Wednesday, January 7, 2009

A Prince for Everyone


Prince of Persia
Recently Michael Abbott over at the wonderful Brainy Gamer organized a symposium for discussing the new Prince of Persia. I was pretty stoked when I discovered this because first of all I love his site and all of his friends game discussions, but more importantly the Sands of Time trilogy ranks very high among my favorite games ever. Yes, even Warrior Within, though it is without a doubt the weakest in the series. This obviously leaves me fairly biased towards the discussion of the new game, but luckily I’m not writing this to discuss how much I liked the game.
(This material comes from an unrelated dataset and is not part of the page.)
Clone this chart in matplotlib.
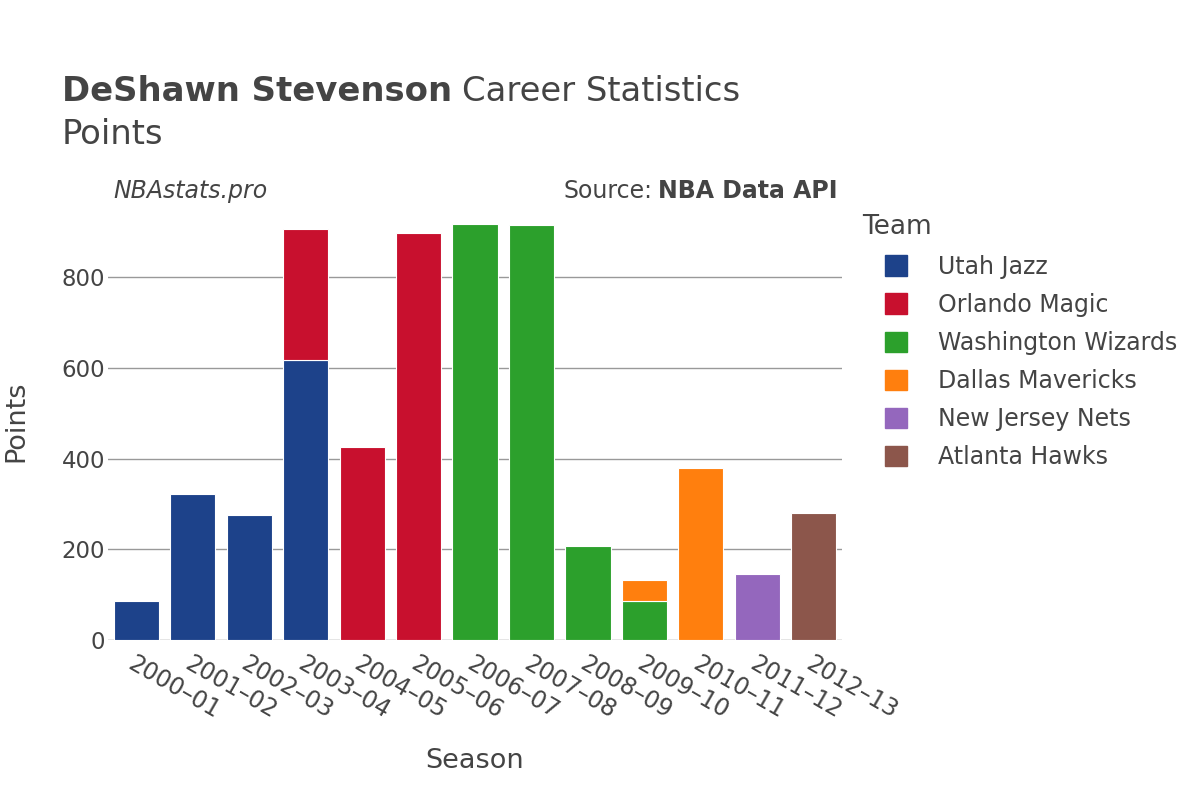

The Brainy Gamer posted this article back when Braid came out this summer. He was commenting on how all his non-gamer friends loved the opening of Braid and wanted to experience all it had to offer. They couldn’t of course because Braid requires a previous knowledge of video games that can only be acquired from the years we all spent playing games. Certain unspoken rules are there that us as gamers don’t have to think twice about, but would never cross a non-gamers mind. From what I understand several incredibly avid gamers even had problems beating all the puzzles in there. Not me of course, but my skills needn’t be discussed. ;)

Braid would have been a great game to show the world what games are capable of, if only the world was capable of playing it. That’s where Prince of Persia comes in. PoP has the beautiful graphics, the awesome atmosphere and excellent score that Braid has. It also has the narrative and ending to inspire a huge dialogue, regardless of if you liked the story. Most importantly it has what Braid never even wanted to have, accessibility. Several gamers cite this as a negative, but this is the game we should be showing all our non-gamer friends in an attempt to get them to experience what we do. Interestingly, Mr. Abbott’s friends ended up choosing PoP as their universal favorite after his holiday get together. I assume at least some of them are the same friends that couldn’t break into Braid.

Prince of Persia is a great step in the right direction for expanding the gaming audience in a way the Wii hasn’t really provided. If that requires the sacrifice of displeasing a few hardcore gamers, I’m sorry to say I think that’s a fair trade. Besides, it sounds like several of the hardcore were happy to jump aboard. I certainly was.